• U.S.

National Affairs: Fear Under Floodlights

5 minute read
TIME

The witness in the packed, TV-floodlighted Senate Caucus Room trembled with fright as he told his story to stern-faced Senator John McClellan and the labor-management rackets investigating committee. What brawny ex-Lumberman George Francis Heid, 35, was afraid of was not the power of the U.S. Government, as represented by the McClellan committee. It was the power of the Teamster Brotherhood, the U.S.’s biggest labor union (membership 1,500,000). Heid knew that testifying against Teamster Boss Jimmy Hoffa and his henchmen might bring ugly reprisals by Hoffa’s ex-convict bullyboys. But with a pledge of protection by the committee. Heid huskily admitted that, under Teamster threats, he had perjured himself in 1956 by testifying in defense of a Minneapolis Teamster boss who was charged with blowing up the car of a rebellious fellow Teamster (and duly convicted).

“A Living Hell.” Heid was only one of several committee witnesses whose evident terror proved the Teamsters’ power to punish and intimidate. Another Minneapolis ex-Teamster, Arthur Morgan, 43, wept as he told that threats and harassment made his life “a living hell” since he testified against Teamster brass before the McClellan committee a year ago. “Every night practically.” testified Morgan, “the telephone would ring all night long, and my wife would get calls that asked if the children were home from school, and she would say that they are, and they would tell her, ‘Maybe you are lucky tonight, and maybe you won’t be so lucky tomorrow night.’ ”

Fear of hard-boiled Hoffa was evident in the behavior of witnesses called to testify about a $17,500 payoff that Detroit laundry operators handed over in 1949 to avert a threatened strike of Teamster truck drivers. Committee investigators had scraped up some persuasive evidence that at least $10,000 of the payoff had found its way to Jimmy Hoffa. Under questioning, Hoffa conceded that he got $10,000 in “loans” from the bagmen who collected from the laundrymen. but beyond that, his memory failed him. He could not recall any details about repaying the loans, nor could he produce any records to prove that he did repay them.

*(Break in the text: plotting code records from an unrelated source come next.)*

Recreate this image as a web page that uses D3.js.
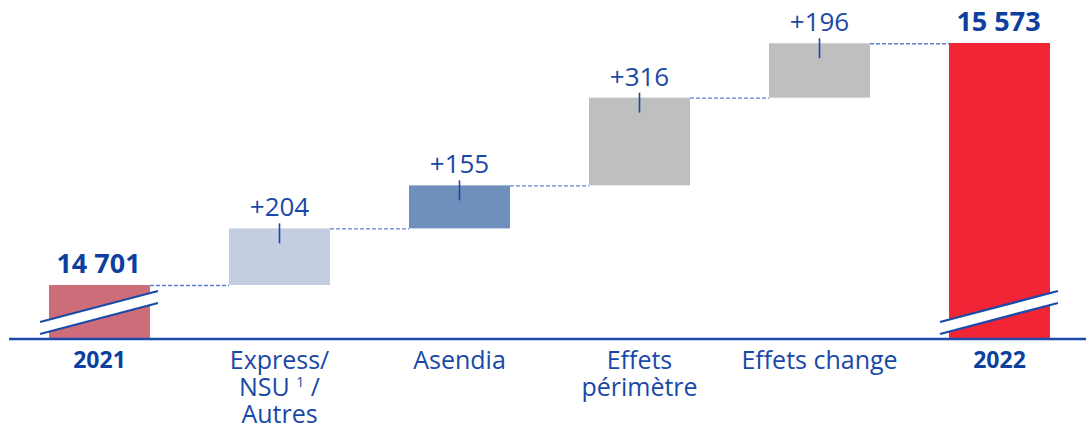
<!DOCTYPE html>
<html>
<head>
<meta charset="utf-8">
<script src="https://cdn.jsdelivr.net/npm/d3@7"></script>
<style>
  html, body { margin: 0; padding: 0; background: #fff; }
  svg { display: block; }
</style>
</head>
<body>
<div id="chart"></div>
<script>
// ---- data ----
const categories = ["2021", "Express/NSU 1/Autres", "Asendia", "Effets périmètre", "Effets change", "2022"];
const categoryLines = [["2021"], ["Express/", "NSU |1| /", "Autres"], ["Asendia"], ["Effets", "périmètre"], ["Effets change"], ["2022"]];
const values = [14701, 204, 155, 316, 196, 15573];
const kinds = ["total", "delta", "delta", "delta", "delta", "total"];
const valueLabels = ["14 701", "+204", "+155", "+316", "+196", "15 573"];
const barColors = ["#cc6d79", "#c3cee2", "#6f8fbc", "#bfbfbf", "#bfbfbf", "#f22536"];

const W = 1086, H = 428;
const baseY = 339;
const blue = "#0d3f9f";
const textBlue = "#1a48a6";

const svg = d3.select("#chart").append("svg").attr("width", W).attr("height", H);

const x = d3.scaleBand().domain(categories).range([9.5, 1089.5]).paddingInner(0.439).paddingOuter(0.2195);
const y = d3.scaleLinear().domain([14506.4, 15727.9]).range([baseY, 0]);

// compute waterfall
let cum = 0;
const bars = categories.map((c, i) => {
  let y0, y1;
  if (kinds[i] === "total") { y0 = y.domain()[0]; y1 = values[i]; cum = values[i]; }
  else { y0 = cum; y1 = cum + values[i]; cum = y1; }
  return { c, i, y0, y1, level: cum };
});

// connectors
const conn = svg.append("g");
for (let i = 0; i < bars.length - 1; i++) {
  conn.append("line")
    .attr("x1", x(bars[i].c) + x.bandwidth())
    .attr("x2", x(bars[i + 1].c))
    .attr("y1", y(bars[i].level) + 0.5)
    .attr("y2", y(bars[i].level) + 0.5)
    .attr("stroke", "#5f82c6")
    .attr("stroke-width", 1.4)
    .attr("stroke-dasharray", "4,2");
}

// bars
svg.append("g").selectAll("rect").data(bars).join("rect")
  .attr("x", d => x(d.c))
  .attr("width", x.bandwidth())
  .attr("y", d => y(d.y1))
  .attr("height", d => y(d.y0) - y(d.y1))
  .attr("fill", (d, i) => barColors[i]);

// tick marks on delta bars
svg.append("g").selectAll("line").data(bars.filter(d => kinds[d.i] === "delta")).join("line")
  .attr("x1", d => x(d.c) + x.bandwidth() / 2)
  .attr("x2", d => x(d.c) + x.bandwidth() / 2)
  .attr("y1", d => y(d.y1) - 5)
  .attr("y2", d => y(d.y1) + 15)
  .attr("stroke", "#1a48a6")
  .attr("stroke-width", 1.6);

// value labels
svg.append("g").selectAll("text").data(bars).join("text")
  .attr("x", d => x(d.c) + x.bandwidth() / 2 + (kinds[d.i] === "total" ? -1 : 0))
  .attr("y", d => y(d.y1) - (kinds[d.i] === "total" ? 11.5 : 12))
  .attr("text-anchor", "middle")
  .attr("font-family", "'Open Sans', sans-serif")
  .attr("font-size", d => kinds[d.i] === "total" ? 27 : 26)
  .attr("font-weight", d => kinds[d.i] === "total" ? 700 : 400)
  .attr("fill", d => kinds[d.i] === "total" ? blue : textBlue)
  .text(d => valueLabels[d.i]);

// axis baseline
svg.append("line")
  .attr("x1", 9).attr("x2", W)
  .attr("y1", baseY).attr("y2", baseY)
  .attr("stroke", "#1c4aa8").attr("stroke-width", 2.5);

// axis break marks on total bars
const breaks = svg.append("g");
bars.filter(d => kinds[d.i] === "total").forEach(d => {
  const xl = x(d.c) - 9, xr = x(d.c) + x.bandwidth() + 8;
  const upL = baseY - 17, upR = baseY - 48, loL = baseY - 5, loR = baseY - 36;
  breaks.append("polygon")
    .attr("points", `${xl},${upL} ${xr},${upR} ${xr},${loR} ${xl},${loL}`)
    .attr("fill", "#fff");
  breaks.append("line").attr("x1", xl).attr("y1", upL).attr("x2", xr).attr("y2", upR)
    .attr("stroke", "#1c4aa8").attr("stroke-width", 2.3);
  breaks.append("line").attr("x1", xl).attr("y1", loL).attr("x2", xr).attr("y2", loR)
    .attr("stroke", "#1c4aa8").attr("stroke-width", 2.3);
});

// category labels (one text element per line)
const cat = svg.append("g");
categories.forEach((c, i) => {
  const cx = x(c) + x.bandwidth() / 2;
  const isTotal = kinds[i] === "total";
  categoryLines[i].forEach((line, j) => {
    const t = cat.append("text")
      .attr("x", cx)
      .attr("y", (isTotal ? 368 : 369) + j * 27)
      .attr("text-anchor", "middle")
      .attr("font-family", "'Open Sans', sans-serif")
      .attr("font-size", isTotal ? 23 : 25)
      .attr("font-weight", isTotal ? 700 : 400)
      .attr("fill", isTotal ? blue : textBlue);
    const parts = line.split("|");
    if (parts.length === 3) {
      t.append("tspan").text(parts[0]);
      t.append("tspan").attr("font-size", 14).attr("dy", -9).text(parts[1]);
      t.append("tspan").attr("dy", 9).text(parts[2]);
    } else {
      t.text(line);
    }
  });
});
</script>
</body>
</html>
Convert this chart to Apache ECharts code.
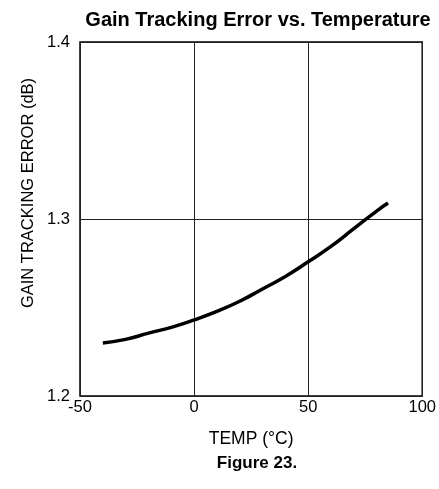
<!DOCTYPE html>
<html>
<head>
<meta charset="utf-8">
<script src="https://cdn.jsdelivr.net/npm/echarts@6/dist/echarts.min.js"></script>
<style>
  html, body { margin: 0; padding: 0; background: #fff; }
  #chart { width: 439px; height: 489px; }
</style>
</head>
<body>
<div id="chart"></div>
<script>
// temperature (°C) and gain tracking error (dB)
const temps = [-40, -30, -20, -10, 0, 10, 20, 30, 40, 50, 60, 70, 80, 85];
const gainError = [1.230, 1.232, 1.2355, 1.2388, 1.243, 1.2478, 1.2535, 1.2605, 1.2675, 1.2758, 1.2845, 1.2945, 1.3045, 1.309];
const xTicks = [-50, 0, 50, 100];
const yTicks = [1.2, 1.3, 1.4];

const font = "Liberation Sans, Arial, sans-serif";
const chart = echarts.init(document.getElementById("chart"));

chart.setOption({
  animation: false,
  title: [
    {
      text: "Gain Tracking Error vs. Temperature",
      left: 253,
      top: 5,
      textAlign: "center",
      textStyle: { fontFamily: font, fontSize: 20, fontWeight: "bold", color: "#000" },
    },
    {
      text: "Figure 23.",
      left: 252,
      top: 450,
      textAlign: "center",
      textStyle: { fontFamily: font, fontSize: 17, fontWeight: "bold", color: "#000" },
    },
  ],
  graphic: [
    {
      type: "text",
      x: 28,
      y: 193,
      rotation: Math.PI / 2,
      style: {
        text: "GAIN TRACKING ERROR (dB)",
        font: "16.5px " + font,
        fill: "#000",
        align: "center",
        verticalAlign: "middle",
      },
    },
  ],
  grid: {
    left: 80,
    right: 16,
    top: 42,
    bottom: 93,
    show: true,
    borderColor: "#000",
    borderWidth: 1.5,
  },
  xAxis: {
    type: "value",
    min: xTicks[0],
    max: xTicks[xTicks.length - 1],
    interval: 50,
    name: "TEMP (°C)",
    nameLocation: "middle",
    nameGap: 34,
    nameTextStyle: { fontFamily: font, fontSize: 17.5, color: "#000" },
    axisLine: { show: false },
    axisTick: { show: false },
    axisLabel: { fontFamily: font, fontSize: 16.5, color: "#000", margin: 3 },
    splitLine: { show: true, lineStyle: { color: "#222", width: 1 } },
  },
  yAxis: {
    type: "value",
    min: yTicks[0],
    max: yTicks[yTicks.length - 1],
    interval: 0.1,
    axisLine: { show: false },
    axisTick: { show: false },
    axisLabel: {
      fontFamily: font,
      fontSize: 16.5,
      color: "#000",
      margin: 10,
      formatter: (v) => v.toFixed(1),
    },
    splitLine: { show: true, lineStyle: { color: "#222", width: 1 } },
  },
  series: [
    {
      type: "line",
      data: temps.map((t, i) => [t, gainError[i]]),
      smooth: true,
      showSymbol: false,
      lineStyle: { color: "#000", width: 3.5 },
    },
  ],
});
</script>
</body>
</html>
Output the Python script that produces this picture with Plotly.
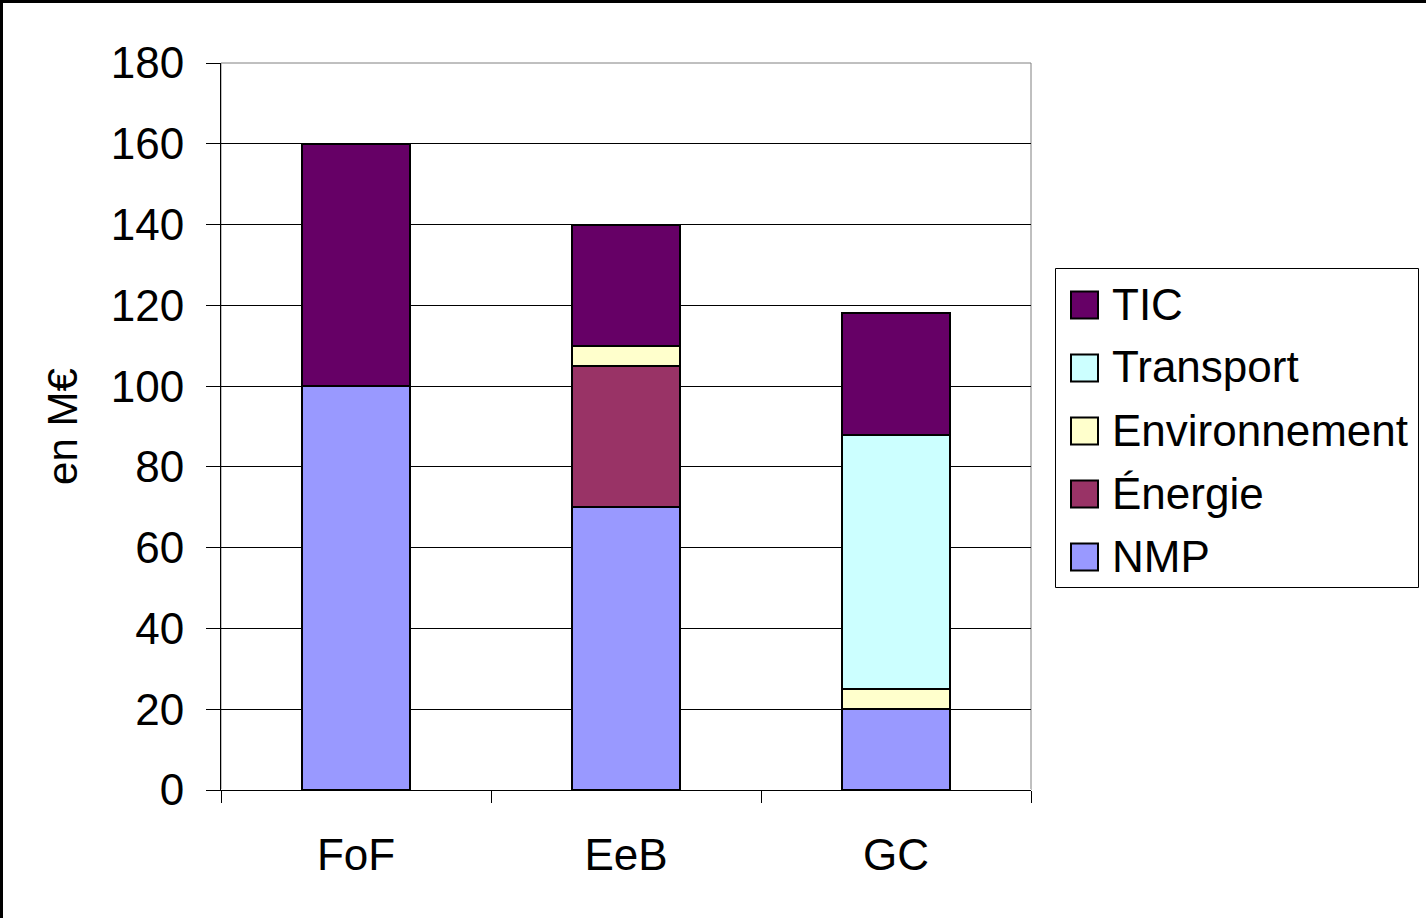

Finding Hoffa uncooperative, the committee called up two Detroit laundrymen who had signed affidavits indicating that they thought at least part of the payoff went to Hoffa. But something had happened to make the witnesses wary. Obviously frightened, they shied away from their notarized affidavits, professed sudden doubts whether Hoffa really got any of the money after all.

A Thawed Curl. Despite Hoffa’s studied forgetfulness and witnesses’ fright, the committee added some gamy paragraphs to the malodorous Hoffa record.* According to committee documents and testimony:

¶ A construction firm owned by Hoffa front men used $235,000 in Teamster welfare funds as working capital.

¶ From 1948 to 1956, Hoffa listed a total of $60,322 on his federal income tax returns under such vague categories as ‘”collections.” Testified he: “My business associate in Detroit has some horses and he places some bets, and we are fortunate to win some money.” Asked whether he had any records of the racehorse winnings, Hoffa said that his betting partner, Teamster Vice President Owen B. Brennan, kept the records. Called to the witness chair, Brennan avoided Hoffa’s testimony, refusing to testify for fear of selfincrimination. Growled Chairman McClellan: “Is the taking of the Fifth Amendment one of the prerequisite qualifications for advancement [in the Teamsters]?” On his lawyer’s signal, Brennan took the Fifth again.

¶ A heavyweight prizefighter managed by Hoffa’s pal Owen Brennan drew $75 a week for two years as a Teamster welfare-fund claims investigator but did no investigating at all, instead he did odd jobs on Brennan’s horse farm. The prizefighter’s straightforward testimony about his Teamster days (now ended) flatly contradicted what Hoffa told the committee a year ago, and Chairman McClellan said he would ask the Justice Department to investigate the conflict.

¶ In the seven months since he elbowed flabby Dave Beck aside and took over as Teamster president, Hoffa has done nothing to clean the ex-convict thugs out of the Teamsters or sever the businesslike connections between his union and the underworld. Said Chairman McClellan to Witness Hoffa: “You have created an impression in the minds of some people that possibly one of the reasons you don’t [act against the hoods] is because you are in the same category.”

As the testimony piled up, the insolent curl that seemed frozen on Hoffa’s lips early in the week thawed into a grim straight line. And there was plenty more piling-up to come: the committee put Hoffa on notice that he would have to remain available for “several weeks.”

*A record to which Michigan’s union-backed Democratic Senator Patrick McNamara seemed oblivious this week when he declared in a TV interview that if the Teamsters “really want” Hoffa, “I’ll go along with that, because they’re all my constituents.”